First the original IBM PC and XT keyboards had 83 keys. There were 10 function keys on the left side of the keyboard, a combined number pad and a cursor pad placed on the right hand side. The now called Control (Ctrl), Left Shift, and Alt keys were arranged in a line next to the function keys.

The Escape (Esc) as we know it was to the left of the numbers in the top row. To the right of the Right Shift Key, an unshifted asterisk key allowed the user to type the now common *.* without acrobatics. Between the tiny Left Shift key and the Zee key was a Backslash / Vertical key.

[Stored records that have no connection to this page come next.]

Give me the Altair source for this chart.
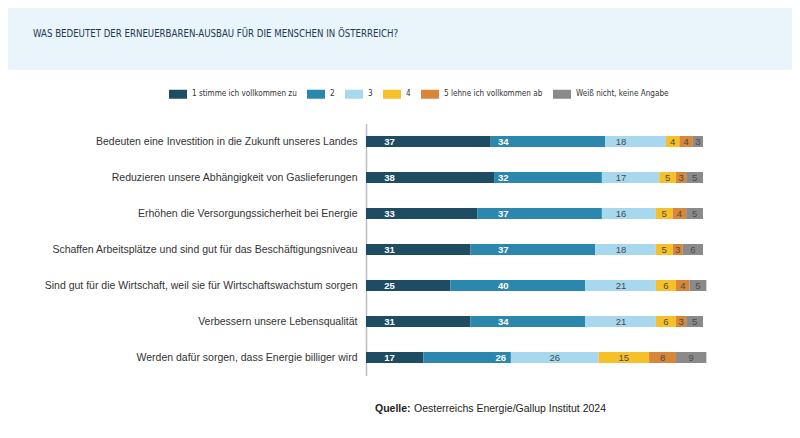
import altair as alt
import pandas as pd

title_text = "WAS BEDEUTET DER ERNEUERBAREN-AUSBAU FÜR DIE MENSCHEN IN ÖSTERREICH?"
source_bold = "Quelle:"
source_rest = "Oesterreichs Energie/Gallup Institut 2024"

statements = [
    "Bedeuten eine Investition in die Zukunft unseres Landes",
    "Reduzieren unsere Abhängigkeit von Gaslieferungen",
    "Erhöhen die Versorgungssicherheit bei Energie",
    "Schaffen Arbeitsplätze und sind gut für das Beschäftigungsniveau",
    "Sind gut für die Wirtschaft, weil sie für Wirtschaftswachstum sorgen",
    "Verbessern unsere Lebensqualität",
    "Werden dafür sorgen, dass Energie billiger wird",
]
categories = [
    "1 stimme ich vollkommen zu",
    "2",
    "3",
    "4",
    "5 lehne ich vollkommen ab",
    "Weiß nicht, keine Angabe",
]
colors = ["#1e4d63", "#2b87ad", "#a7d8ee", "#f6c128", "#d8873a", "#8a8a8a"]

v1 = [37, 38, 33, 31, 25, 31, 17]
v2 = [34, 32, 37, 37, 40, 34, 26]
v3 = [18, 17, 16, 18, 21, 21, 26]
v4 = [4, 5, 5, 5, 6, 6, 15]
v5 = [4, 3, 4, 3, 4, 3, 8]
v6 = [3, 5, 5, 6, 5, 5, 9]
series = [v1, v2, v3, v4, v5, v6]

rows = []
for i, s in enumerate(statements):
    start = 0.0
    for k, cat in enumerate(categories):
        val = series[k][i]
        end = start + val
        center = (start + end) / 2
        if k == 0:
            lx = start + 7
        elif k == 1:
            lx = min(40.7, end - 3)
        elif k == 2:
            lx = 75.7 if (start < 72 and end > 79) else center
        else:
            lx = center
        rows.append(dict(statement=s, cat=cat, k=k, val=val, start=start,
                         end=end, lx=lx, dark=k < 2))
        start = end
df = pd.DataFrame(rows)

SANS = "Liberation Sans, Arial, sans-serif"
NARROW = "Liberation Sans Narrow, Arial Narrow, DejaVu Sans Condensed, Liberation Sans, sans-serif"

PL, PT = 358, 115.5
W, H = 337, 252
TOTW, TOTH = 784, 422

yenc = alt.Y("statement:N", sort=statements, title=None,
             scale=alt.Scale(paddingInner=0, paddingOuter=0),
             axis=alt.Axis(labelFont=SANS, labelFontSize=10.5, labelColor="#333333",
                           labelPadding=9, ticks=False, domainColor="#bdbdbd",
                           domainWidth=1.5, labelLimit=400))

band = alt.Chart(pd.DataFrame({"a": [0]})).mark_rect(color="#e9f4fb").encode(
    x=alt.value(-PL), x2=alt.value(TOTW - PL), y=alt.value(-PT), y2=alt.value(62 - PT))

title = alt.Chart(pd.DataFrame({"t": [title_text]})).mark_text(
    align="left", baseline="middle", font=NARROW, fontSize=9.6, color="#243a52").encode(
    text="t:N", x=alt.value(25 - PL), y=alt.value(26 - PT))

src1 = alt.Chart(pd.DataFrame({"t": [source_bold]})).mark_text(
    align="left", baseline="middle", font=SANS, fontSize=10.5, fontWeight="bold",
    color="#222222").encode(text="t:N", x=alt.value(367 - PL), y=alt.value(401 - PT))
src2 = alt.Chart(pd.DataFrame({"t": [source_rest]})).mark_text(
    align="left", baseline="middle", font=SANS, fontSize=10.5, color="#222222").encode(
    text="t:N", x=alt.value(406 - PL), y=alt.value(401 - PT))

bars = alt.Chart(df).mark_bar(size=11).encode(
    x=alt.X("start:Q", scale=alt.Scale(domain=[0, 100], nice=False, zero=True),
            axis=None, title=None),
    x2="end:Q",
    y=yenc,
    color=alt.Color("cat:N", scale=alt.Scale(domain=categories, range=colors),
                    legend=alt.Legend(
                        title=None, orient="none", direction="horizontal",
                        legendX=161 - PL, legendY=77 - PT,
                        symbolType="M-1,-0.5H1V0.5H-1Z", symbolSize=324,
                        symbolStrokeWidth=0, symbolOpacity=1,
                        labelFont=NARROW, labelFontSize=8.1, labelColor="#333333",
                        labelOffset=5, columnPadding=10, labelLimit=300)),
    order=alt.Order("k:Q"),
)

labels_dark = alt.Chart(df[df["dark"]]).mark_text(
    align="center", baseline="middle", font=SANS, fontSize=9.5, fontWeight="bold",
    color="white").encode(
    x=alt.X("lx:Q"), y=alt.Y("statement:N", sort=statements), text="val:Q")
labels_light = alt.Chart(df[~df["dark"]]).mark_text(
    align="center", baseline="middle", font=SANS, fontSize=9.5,
    color="#4a4a4a").encode(
    x=alt.X("lx:Q"), y=alt.Y("statement:N", sort=statements), text="val:Q")

chart = alt.layer(band, title, src1, src2, bars, labels_dark, labels_light).properties(
    width=W, height=H,
    autosize=alt.AutoSizeParams(type="none"),
    padding={"left": PL, "top": PT, "right": TOTW - PL - W, "bottom": TOTH - PT - H},
    background="white",
).configure_view(stroke=None, strokeWidth=0)

chart.save("out.html", embed_options={"renderer": "svg", "actions": False})
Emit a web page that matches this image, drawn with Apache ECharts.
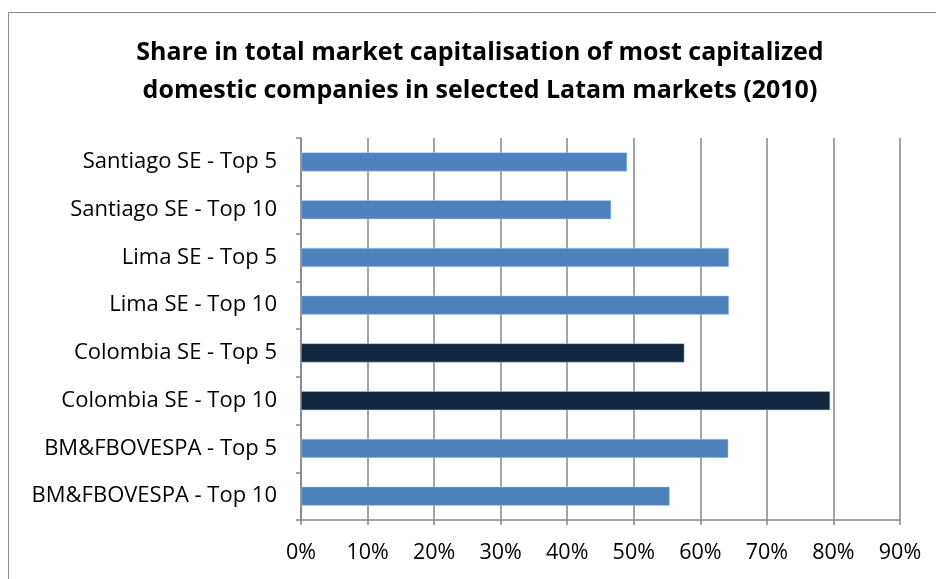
<!DOCTYPE html>
<html>
<head>
<meta charset="utf-8">
<script src="https://cdn.jsdelivr.net/npm/echarts@6/dist/echarts.min.js"></script>
<style>html,body{margin:0;padding:0;background:#fff;}#c{width:936px;height:579px;}</style>
</head>
<body>
<div id="c"></div>
<script>
const titleLines = ["Share in total market capitalisation of most capitalized", "domestic companies in selected Latam markets (2010)"];
const categories = ["Santiago SE - Top 5", "Santiago SE - Top 10", "Lima SE - Top 5", "Lima SE - Top 10", "Colombia SE - Top 5", "Colombia SE - Top 10", "BM&FBOVESPA - Top 5", "BM&FBOVESPA - Top 10"];
const shareValues = [49.0, 46.6, 64.3, 64.3, 57.6, 79.5, 64.2, 55.4];
const highlighted = ["Colombia SE - Top 5", "Colombia SE - Top 10"];
const xTicks = [0, 10, 20, 30, 40, 50, 60, 70, 80, 90];

const FONT = "'Open Sans', sans-serif";
const chart = echarts.init(document.getElementById('c'));
chart.setOption({
  animation: false,
  backgroundColor: '#ffffff',
  graphic: [
    { type: 'rect', shape: { x: 8.5, y: 12.5, width: 1000, height: 1000 }, style: { fill: 'none', stroke: '#8c8c8c', lineWidth: 1 }, z: -1 },
    { type: 'text', x: 480, y: 72, style: { text: titleLines.join('\n'), fill: '#000', font: "bold 25px " + FONT, align: 'center', verticalAlign: 'middle', lineHeight: 38 } }
  ],
  grid: { left: 301, right: 36, top: 138, bottom: 59, containLabel: false },
  xAxis: {
    type: 'value', min: xTicks[0], max: xTicks[xTicks.length - 1], interval: xTicks[1] - xTicks[0],
    axisLine: { show: true, lineStyle: { color: '#868686', width: 1.5 } },
    axisTick: { show: true, length: 5, lineStyle: { color: '#868686', width: 1.5 } },
    axisLabel: { formatter: v => v + '%', color: '#000', fontFamily: FONT, fontSize: 21.5, margin: 22 },
    splitLine: { show: true, lineStyle: { color: '#868686', width: 1.5 } }
  },
  yAxis: {
    type: 'category', data: categories, inverse: true,
    axisLine: { show: true, lineStyle: { color: '#868686', width: 1.5 } },
    axisTick: { show: true, length: 5, lineStyle: { color: '#868686', width: 1.5 } },
    axisLabel: { color: '#000', fontFamily: FONT, fontSize: 22, margin: 24 }
  },
  series: [{
    type: 'bar',
    data: shareValues.map((v, i) => ({
      value: v,
      itemStyle: { color: highlighted.includes(categories[i]) ? '#12263f' : '#4f81bd' }
    })),
    barWidth: 19,
    itemStyle: { borderColor: '#b9cde5', borderWidth: 0.5 }
  }]
});
</script>
</body>
</html>
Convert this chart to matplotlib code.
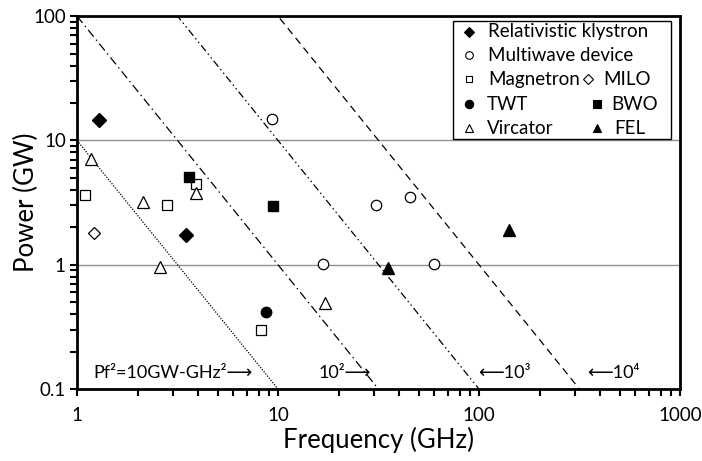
import matplotlib
matplotlib.use("Agg")
import matplotlib.pyplot as plt
import numpy as np
from matplotlib.patches import Rectangle

plt.rcParams['font.family'] = ['Lato', 'DejaVu Sans']

# Data (frequency GHz, power GW)
klystron_f = [1.29, 3.47]
klystron_p = [14.5, 1.73]
multiwave_f = [9.3, 30.6, 45.4, 16.8, 60.0]
multiwave_p = [14.8, 3.03, 3.52, 1.02, 1.02]
magnetron_f = [1.09, 2.79, 3.89, 8.2]
magnetron_p = [3.63, 3.03, 4.5, 0.30]
milo_f = [1.215]
milo_p = [1.8]
twt_f = [8.72]
twt_p = [0.42]
bwo_f = [3.62, 9.41]
bwo_p = [5.09, 2.98]
vircator_f = [1.18, 2.13, 3.89, 2.6, 17.1]
vircator_p = [7.06, 3.17, 3.77, 0.96, 0.49]
fel_f = [141.5, 35.1]
fel_p = [1.92, 0.95]

pf2_consts = [10, 100, 1000, 10000]
x_ticks = [1, 10, 100, 1000]
x_ticklabels = ['1', '10', '100', '1000']
y_ticks = [0.1, 1, 10, 100]
y_ticklabels = ['0.1', '1', '10', '100']

fig = plt.figure(figsize=(7.02, 4.61), dpi=100)
ax = fig.add_axes([0.1097, 0.156, 0.859, 0.809])
ax.set_xscale('log')
ax.set_yscale('log')
ax.set_xlim(1, 1000)
ax.set_ylim(0.1, 100)

# grid lines
for g in [1, 10]:
    ax.axhline(g, color='#909090', lw=1.0, zorder=1)

# constant Pf^2 lines
f = np.logspace(0, 3, 400)
styles = [
    dict(ls=(0, (1, 1.2)), lw=0.9),
    dict(ls=(0, (7, 3, 1.2, 3)), lw=0.9),
    dict(ls=(0, (6, 2.5, 1.2, 2.5, 1.2, 2.5)), lw=0.9),
    dict(ls=(0, (6, 4)), lw=0.9),
]
for c, st in zip(pf2_consts, styles):
    ax.plot(f, c / f**2, color='black', zorder=2, **st)

mk = dict(linestyle='none', zorder=4, clip_on=False)
ax.plot(klystron_f, klystron_p, marker='D', ms=7, mfc='black', mec='black', **mk)
ax.plot(multiwave_f, multiwave_p, marker='o', ms=7.5, mfc='white', mec='black', mew=0.9, **mk)
ax.plot(magnetron_f, magnetron_p, marker='s', ms=6.5, mfc='white', mec='black', mew=0.9, **mk)
ax.plot(milo_f, milo_p, marker='D', ms=6.5, mfc='white', mec='black', mew=0.9, **mk)
ax.plot(twt_f, twt_p, marker='o', ms=7.5, mfc='black', mec='black', **mk)
ax.plot(bwo_f, bwo_p, marker='s', ms=7, mfc='black', mec='black', **mk)
ax.plot(vircator_f, vircator_p, marker='^', ms=8, mfc='white', mec='black', mew=0.9, **mk)
ax.plot(fel_f, fel_p, marker='^', ms=8, mfc='black', mec='black', **mk)

# spines & ticks
for s in ax.spines.values():
    s.set_linewidth(2.0)
ax.tick_params(which='both', direction='out', length=5, width=1.5, top=False, right=False)
ax.tick_params(which='major', labelsize=13.5)
ax.tick_params(axis='x', which='major', pad=8)
ax.tick_params(axis='y', which='major', pad=3)
ax.set_xticks(x_ticks)
ax.set_xticklabels(x_ticklabels)
ax.set_yticks(y_ticks)
ax.set_yticklabels(y_ticklabels)
ax.xaxis.set_minor_formatter(matplotlib.ticker.NullFormatter())
ax.yaxis.set_minor_formatter(matplotlib.ticker.NullFormatter())

ax.set_xlabel('Frequency (GHz)', fontsize=18.5, labelpad=2)
ax.set_ylabel('Power (GW)', fontsize=18.5, labelpad=-4)

# annotations
tfs = 13
ty = 0.042
ax.text(0.027, ty, 'Pf\u00b2=10GW-GHz\u00b2\u27f6', transform=ax.transAxes, fontsize=tfs, va='center', ha='left')
ax.text(0.40, ty, '10\u00b2\u27f6', transform=ax.transAxes, fontsize=tfs, va='center', ha='left')
ax.text(0.665, ty, '\u27f510\u00b3', transform=ax.transAxes, fontsize=tfs, va='center', ha='left')
ax.text(0.846, ty, '\u27f510\u2074', transform=ax.transAxes, fontsize=tfs, va='center', ha='left')

# manual legend
def px2ax(x, y):
    return ((x - 77) / 603.0, (389 - y) / 373.0)

x0, y0 = px2ax(452.7, 139.3)
x1, y1 = px2ax(671, 20.7)
ax.add_patch(Rectangle((x0, y0), x1 - x0, y1 - y0, transform=ax.transAxes,
                       facecolor='white', edgecolor='black', lw=1.0, zorder=5))
lfs = 13.5
entries = [
    (469.3, 31.7, 'D', 'black', 5.5, 488.3, 'Relativistic klystron'),
    (469.3, 55.0, 'o', 'white', 5.5, 488.3, 'Multiwave device'),
    (469.3, 79.0, 's', 'white', 5.0, 488.3, 'Magnetron'),
    (469.3, 104.0, 'o', 'black', 6.0, 487.0, 'TWT'),
    (469.3, 128.0, '^', 'white', 6.0, 487.0, 'Vircator'),
    (588.0, 79.0, 'D', 'white', 5.0, 603.0, 'MILO'),
    (596.7, 104.0, 's', 'black', 5.5, 611.7, 'BWO'),
    (596.7, 128.0, '^', 'black', 6.0, 614.0, 'FEL'),
]
for mx, my, m, fc, ms, tx, lab in entries:
    ax_, ay_ = px2ax(mx, my)
    ax.plot([ax_], [ay_], marker=m, ms=ms, mfc=fc, mec='black', mew=0.8,
            transform=ax.transAxes, zorder=6, clip_on=False, linestyle='none')
    tx_, ty_ = px2ax(tx, my)
    ax.text(tx_, ty_, lab, transform=ax.transAxes, fontsize=lfs, va='center', ha='left', zorder=6)

fig.savefig('out.png', dpi=100)
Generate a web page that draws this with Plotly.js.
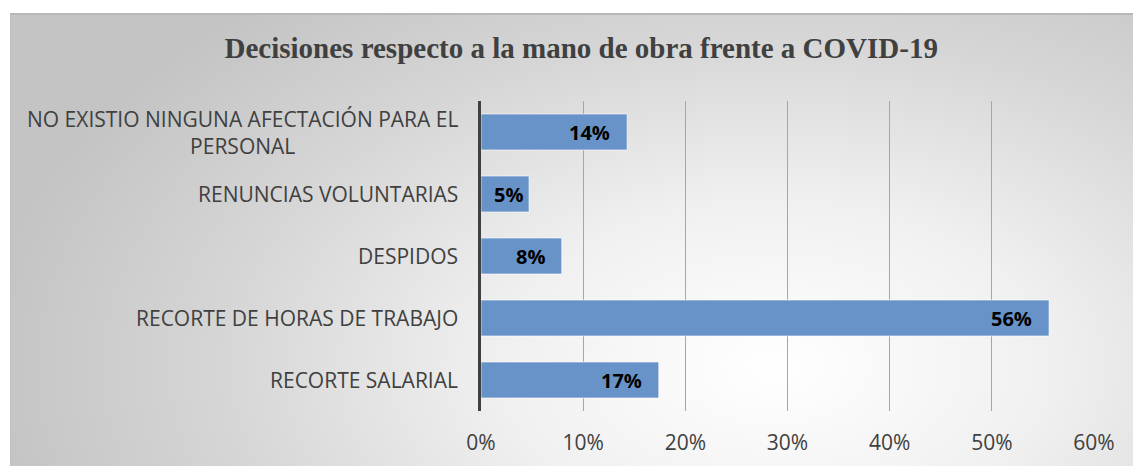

The Enter key was narrow and vertically aligned and very easy to miss by most early PC users.

The design of this original IBM keyboard standard was a mixture of sensible and absurd keyboard layout decisions so much so that the admired components overshadowed the less thought out shortcomings and thus here we are today.

IBMs next design was the original AT keyboard. This was somehow made incompatible with the earlier PC/XT design but a calculating user could reprogram in essence the newer keyboard to work.

The AT keyboard again had the then accepted ten function keys on the left, but exiled the Esc and the unshifted asterisk to the number pad. The Enter key was L-shaped and the Backsplash key, which now occupied the spot which used to be the left half of the Backspace key. Was reduced in size to the width of a single alpha key.

At some point when market forces pushed IBM to upgrade the venerable AT computer, it introduced the Enhanced model keyboard which was compatible with the original AT model, but had a drastically different layout. The ESC key and the 12 function keys were now along the top, the number pad was moved to the right. And a new cursor pad was placed between the alpha keys a number pad. The cursor pad ( which was actually split into two sets of keys ) consisted of four arrow keys in an inverted T at the bottom and a separate bank of 6 keys at the top: Ins ( Insert) , Del (Delete) , Home and End, and PgUp (Page up_ and PgDn ( Page down) .

What happened is that the computer users of the time disastrously started to press the Delete key when they meant end. There was virtually little memory, by todays standards hence no advanced features of rescue that we take for granted today. A computer user who may have spent hours typing a major endeavor such as masters thesis may have seen his hard work disappear into never never land.

It did not take too long for the complaints to arrive at IBM head office to rectify the situation. Leave well enough alone was the refrain. And the Backspace key returned to its original double width. The backslash key now occupied a single row. Caps lock migrated to the old side of the Ctrl key, and twin Ctrl and Alt keys flanked the spacebar.

The Del key though remained in its now current place although in some keyboards it is now double sized.

Like it or not this layout has become the standard by which we live with our computer enhanced lives.

The keyboard is among the most underappreciated and taken for granted component in our every day computer lives. We seldom stop to think why certain keys are laid out in the given way. Like it or not we owe a debt to thoughtfulness and thoroughness of the original IBM PC project engineers.